= Cricohyoidopexy =

Surgical procedure

Cricohyoidopexy (CHP) is a surgical procedure performed after partial removal of the larynx due to laryngeal cancer. It is categorized under horizontal laryngeal surgeries, alongside cricohyoidoepiglottopexy (CHEP), which particularly preserves the suprahyoid epiglottis, performed due to especially for tumors in the glottic region (where the vocal cords are located). The procedures aim to achieve oncological control while preserving essential laryngeal functions such as breathing, swallowing, and phonation.

== History ==
Cricohyoidopexy (CHP) was first described by E. Majer and W. Rieder in 1959 as a form of supracricoid partial laryngectomy. Cricohyoidoepiglottopexy (CHEP) was later described by Jean Jacques Piquet in 1974 as a modification of earlier techniques introduced by Majer and Rieder (1959) and by J. Labayle and R. Bismuth in 1971. The method was adopted in various surgical departments in the early 1980s as an alternative to total laryngectomy, particularly in patients with intermediate- to advanced-stage tumors.

== Surgical technique ==

=== Resection ===
In both CHP and CHEP, the patient is placed supine with neck extension. Orotracheal intubation and nasogastric tube placement are standard, and a tracheotomy is performed. A bilateral apron flap (Roux-Berger's bilateral incision) provides exposure and allows concurrent neck dissection.

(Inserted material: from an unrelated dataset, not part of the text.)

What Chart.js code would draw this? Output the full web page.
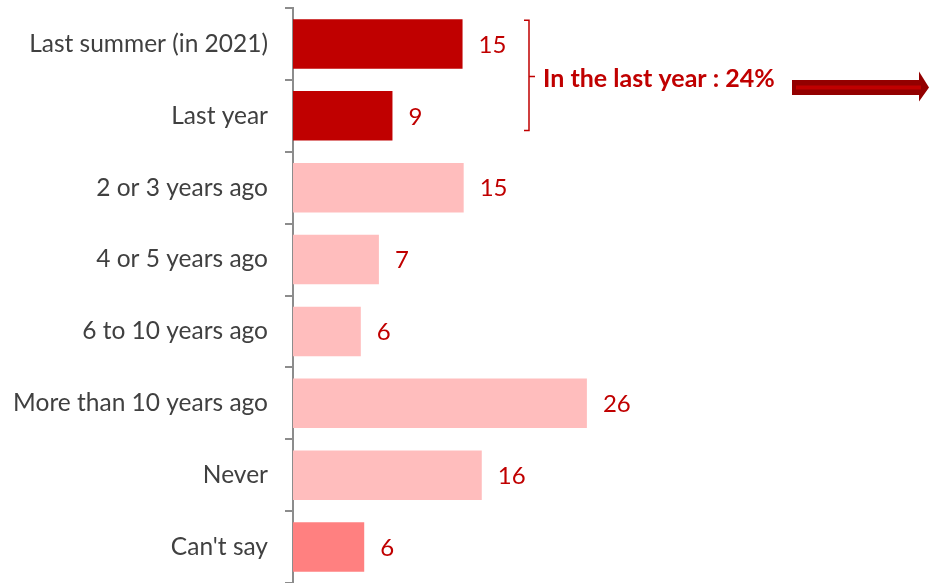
<!DOCTYPE html>
<html>
<head>
<meta charset="utf-8">
<script src="https://cdn.jsdelivr.net/npm/chart.js@4.4.0/dist/chart.umd.min.js"></script>
<style>
  html, body { margin: 0; padding: 0; background: #fff; }
  #wrap { width: 929px; height: 583px; position: relative; }
</style>
</head>
<body>
<div id="wrap"><canvas id="barChart"></canvas></div>
<script>
const categories = ['Last summer (in 2021)', 'Last year', '2 or 3 years ago', '4 or 5 years ago',
  '6 to 10 years ago', 'More than 10 years ago', 'Never', "Can't say"]
// bar lengths
const values = [15, 8.8, 15.1, 7.6, 6, 26, 16.7, 6.3]
// numbers printed next to the bars
const shownValues = ['15', '9', '15', '7', '6', '26', '16', '6']
const barColors = ['#C00000', '#C00000', '#FFBDBD', '#FFBDBD', '#FFBDBD', '#FFBDBD', '#FFBDBD', '#FF8080']
const bracketText = 'In the last year : 24%'

// value labels next to each bar
const valueLabels = {
  id: 'valueLabels',
  afterDatasetsDraw(chart) {
    const ctx = chart.ctx
    const meta = chart.getDatasetMeta(0)
    ctx.save()
    ctx.font = '24px Lato'
    ctx.fillStyle = '#C00000'
    ctx.textBaseline = 'middle'
    meta.data.forEach((bar, i) => {
      ctx.fillText(shownValues[i], bar.x + 16, bar.y + 1)
    })
    ctx.restore()
  }
}

// bracket + text + arrow for the first two bars
const bracket = {
  id: 'bracket',
  afterDraw(chart) {
    const ctx = chart.ctx
    const meta = chart.getDatasetMeta(0)
    const top = meta.data[0].y - meta.data[0].height / 2 + 1
    const bottom = meta.data[1].y + meta.data[1].height / 2 - 10
    const mid = (top + bottom) / 2 + 1
    const bx = 529
    ctx.save()
    ctx.strokeStyle = '#C00000'
    ctx.lineWidth = 1.5
    ctx.beginPath()
    ctx.moveTo(bx - 5, top)
    ctx.lineTo(bx, top)
    ctx.lineTo(bx, bottom)
    ctx.lineTo(bx - 5, bottom)
    ctx.moveTo(bx, mid)
    ctx.lineTo(bx + 6, mid)
    ctx.stroke()

    ctx.font = 'bold 25px Lato'
    ctx.fillStyle = '#C00000'
    ctx.textBaseline = 'middle'
    ctx.fillText(bracketText, 543, mid + 3)

    // arrow
    const ay = 87.5
    const x0 = 792, x1 = 929, head = 10
    ctx.fillStyle = '#930000'
    ctx.beginPath()
    ctx.moveTo(x0, ay - 7.5)
    ctx.lineTo(x1 - head, ay - 7.5)
    ctx.lineTo(x1 - head, ay - 16)
    ctx.lineTo(x1, ay)
    ctx.lineTo(x1 - head, ay + 14)
    ctx.lineTo(x1 - head, ay + 7.5)
    ctx.lineTo(x0, ay + 7.5)
    ctx.closePath()
    ctx.fill()
    ctx.fillStyle = '#C00000'
    ctx.fillRect(x0 + 4, ay - 2, x1 - head - x0 - 2, 4)
    ctx.restore()
  }
}

new Chart(document.getElementById('barChart'), {
  type: 'bar',
  data: {
    labels: categories,
    datasets: [{
      data: values,
      backgroundColor: barColors,
      barPercentage: 0.69,
      categoryPercentage: 1
    }]
  },
  options: {
    indexAxis: 'y',
    responsive: true,
    maintainAspectRatio: false,
    animation: false,
    layout: { padding: { top: 8, right: 3, bottom: -1, left: 0 } },
    plugins: { legend: { display: false }, tooltip: { enabled: false } },
    scales: {
      x: {
        min: 0,
        max: 56,
        display: false
      },
      y: {
        afterFit(scale) {
          scale.width = 293
          scale.paddingTop = 0
          scale.paddingBottom = 0
        },
        border: { display: true, color: '#8C8C8C', width: 2 },
        grid: {
          drawOnChartArea: false,
          drawTicks: true,
          tickLength: 8,
          color: '#8C8C8C',
          lineWidth: 2
        },
        ticks: {
          color: '#404040',
          font: { family: 'Lato', size: 24.5 },
          padding: 17
        }
      }
    }
  },
  plugins: [valueLabels, bracket]
})
</script>
</body>
</html>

The thyroid cartilage and vocal cords are resected, preserving the cricoid cartilage, hyoid bone, and at least one mobile arytenoid. The suprahyoid epiglottis is preserved. Resection includes the aryepiglottic folds, vestibular folds, thyroarytenoid muscles, and the cricothyroid ligament. The pharyngeal muscles and paraglottic space are dissected. The superior laryngeal nerves are spared when possible. Frozen section analysis confirms clear surgical margins.

=== Reconstruction ===
Reconstruction involves suturing the cricoid cartilage to the hyoid bone and with or without the preserved epiglottis. The base of the tongue is included to stabilize the reconstructed laryngeal structure (neolarynx). Surgical sutures (e.g., Vicryl or Dexon) are passed through the cricoid, hyoid, and epiglottis. A median double stitch and lateral stitches stabilize the neolarynx. If one arytenoid is resected, it is repositioned medially via an anterior cricoid suture. The constrictor muscles may be reattached to facilitate swallowing.

== Postoperative care ==
Postoperative care includes monitoring for bleeding, infection, and aspiration. Tracheostomy decannulation and nasogastric tube removal are guided by swallowing assessments, often using functional endoscopic evaluation (FEES). Diet is progressively advanced from gelled water to solids. A gradual approach to tracheostomy closure is generally favored.